Once the pictures are set aside, transcribe the remaining data exactly.
------ Supplied data ------
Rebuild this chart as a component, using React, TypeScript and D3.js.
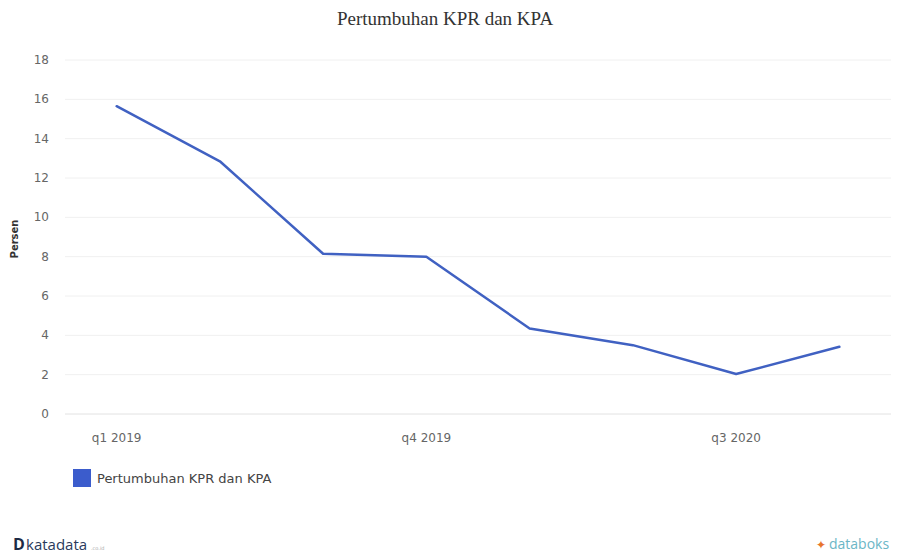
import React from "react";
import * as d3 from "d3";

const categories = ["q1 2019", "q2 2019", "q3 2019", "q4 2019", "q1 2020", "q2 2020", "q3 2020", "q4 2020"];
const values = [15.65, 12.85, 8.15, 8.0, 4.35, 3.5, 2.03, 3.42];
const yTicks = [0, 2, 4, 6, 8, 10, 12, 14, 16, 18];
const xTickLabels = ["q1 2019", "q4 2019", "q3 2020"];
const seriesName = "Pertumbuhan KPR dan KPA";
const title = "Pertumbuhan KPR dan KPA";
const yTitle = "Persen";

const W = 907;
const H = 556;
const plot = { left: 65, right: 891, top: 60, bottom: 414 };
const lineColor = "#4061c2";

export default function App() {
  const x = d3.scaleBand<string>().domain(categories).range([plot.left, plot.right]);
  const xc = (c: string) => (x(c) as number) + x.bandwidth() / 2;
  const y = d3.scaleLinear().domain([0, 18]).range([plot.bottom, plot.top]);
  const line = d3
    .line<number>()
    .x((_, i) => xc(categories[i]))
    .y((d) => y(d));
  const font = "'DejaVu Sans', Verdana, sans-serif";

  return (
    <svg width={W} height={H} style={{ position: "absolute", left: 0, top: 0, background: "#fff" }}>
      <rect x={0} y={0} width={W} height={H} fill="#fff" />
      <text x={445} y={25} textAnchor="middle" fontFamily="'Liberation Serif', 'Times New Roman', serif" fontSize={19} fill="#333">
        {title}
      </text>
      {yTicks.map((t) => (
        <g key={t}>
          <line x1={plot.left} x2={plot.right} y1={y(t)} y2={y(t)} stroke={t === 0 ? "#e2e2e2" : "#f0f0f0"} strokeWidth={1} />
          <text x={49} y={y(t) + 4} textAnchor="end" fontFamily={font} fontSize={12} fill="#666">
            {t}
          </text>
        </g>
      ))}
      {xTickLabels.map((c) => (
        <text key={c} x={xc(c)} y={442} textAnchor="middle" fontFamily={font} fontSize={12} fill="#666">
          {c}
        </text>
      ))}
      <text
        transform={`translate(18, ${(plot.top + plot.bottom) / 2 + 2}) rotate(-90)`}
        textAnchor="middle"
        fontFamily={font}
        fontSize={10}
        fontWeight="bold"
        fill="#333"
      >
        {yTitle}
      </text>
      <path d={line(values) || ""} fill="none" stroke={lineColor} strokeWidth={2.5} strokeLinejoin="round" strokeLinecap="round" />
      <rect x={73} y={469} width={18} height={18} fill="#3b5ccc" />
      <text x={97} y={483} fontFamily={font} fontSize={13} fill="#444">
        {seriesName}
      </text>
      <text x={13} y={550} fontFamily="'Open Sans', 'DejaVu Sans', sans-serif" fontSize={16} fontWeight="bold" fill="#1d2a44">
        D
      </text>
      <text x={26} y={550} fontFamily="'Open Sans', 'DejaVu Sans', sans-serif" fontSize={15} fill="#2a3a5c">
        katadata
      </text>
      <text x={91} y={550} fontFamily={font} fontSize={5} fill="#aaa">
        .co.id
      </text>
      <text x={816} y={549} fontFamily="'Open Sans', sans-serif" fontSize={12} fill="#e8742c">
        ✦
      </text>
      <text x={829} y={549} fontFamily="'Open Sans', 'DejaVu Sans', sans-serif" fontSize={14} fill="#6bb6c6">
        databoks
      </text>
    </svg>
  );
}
------
### Finished exercise
Rebuild this chart as a component, using React, TypeScript and D3.js.
import React from "react";
import * as d3 from "d3";

const categories = ["q1 2019", "q2 2019", "q3 2019", "q4 2019", "q1 2020", "q2 2020", "q3 2020", "q4 2020"];
const values = [15.65, 12.85, 8.15, 8.0, 4.35, 3.5, 2.03, 3.42];
const yTicks = [0, 2, 4, 6, 8, 10, 12, 14, 16, 18];
const xTickLabels = ["q1 2019", "q4 2019", "q3 2020"];
const seriesName = "Pertumbuhan KPR dan KPA";
const title = "Pertumbuhan KPR dan KPA";
const yTitle = "Persen";

const W = 907;
const H = 556;
const plot = { left: 65, right: 891, top: 60, bottom: 414 };
const lineColor = "#4061c2";

export default function App() {
  const x = d3.scaleBand<string>().domain(categories).range([plot.left, plot.right]);
  const xc = (c: string) => (x(c) as number) + x.bandwidth() / 2;
  const y = d3.scaleLinear().domain([0, 18]).range([plot.bottom, plot.top]);
  const line = d3
    .line<number>()
    .x((_, i) => xc(categories[i]))
    .y((d) => y(d));
  const font = "'DejaVu Sans', Verdana, sans-serif";

  return (
    <svg width={W} height={H} style={{ position: "absolute", left: 0, top: 0, background: "#fff" }}>
      <rect x={0} y={0} width={W} height={H} fill="#fff" />
      <text x={445} y={25} textAnchor="middle" fontFamily="'Liberation Serif', 'Times New Roman', serif" fontSize={19} fill="#333">
        {title}
      </text>
      {yTicks.map((t) => (
        <g key={t}>
          <line x1={plot.left} x2={plot.right} y1={y(t)} y2={y(t)} stroke={t === 0 ? "#e2e2e2" : "#f0f0f0"} strokeWidth={1} />
          <text x={49} y={y(t) + 4} textAnchor="end" fontFamily={font} fontSize={12} fill="#666">
            {t}
          </text>
        </g>
      ))}
      {xTickLabels.map((c) => (
        <text key={c} x={xc(c)} y={442} textAnchor="middle" fontFamily={font} fontSize={12} fill="#666">
          {c}
        </text>
      ))}
      <text
        transform={`translate(18, ${(plot.top + plot.bottom) / 2 + 2}) rotate(-90)`}
        textAnchor="middle"
        fontFamily={font}
        fontSize={10}
        fontWeight="bold"
        fill="#333"
      >
        {yTitle}
      </text>
      <path d={line(values) || ""} fill="none" stroke={lineColor} strokeWidth={2.5} strokeLinejoin="round" strokeLinecap="round" />
      <rect x={73} y={469} width={18} height={18} fill="#3b5ccc" />
      <text x={97} y={483} fontFamily={font} fontSize={13} fill="#444">
        {seriesName}
      </text>
      <text x={13} y={550} fontFamily="'Open Sans', 'DejaVu Sans', sans-serif" fontSize={16} fontWeight="bold" fill="#1d2a44">
        D
      </text>
      <text x={26} y={550} fontFamily="'Open Sans', 'DejaVu Sans', sans-serif" fontSize={15} fill="#2a3a5c">
        katadata
      </text>
      <text x={91} y={550} fontFamily={font} fontSize={5} fill="#aaa">
        .co.id
      </text>
      <text x={816} y={549} fontFamily="'Open Sans', sans-serif" fontSize={12} fill="#e8742c">
        ✦
      </text>
      <text x={829} y={549} fontFamily="'Open Sans', 'DejaVu Sans', sans-serif" fontSize={14} fill="#6bb6c6">
        databoks
      </text>
    </svg>
  );
}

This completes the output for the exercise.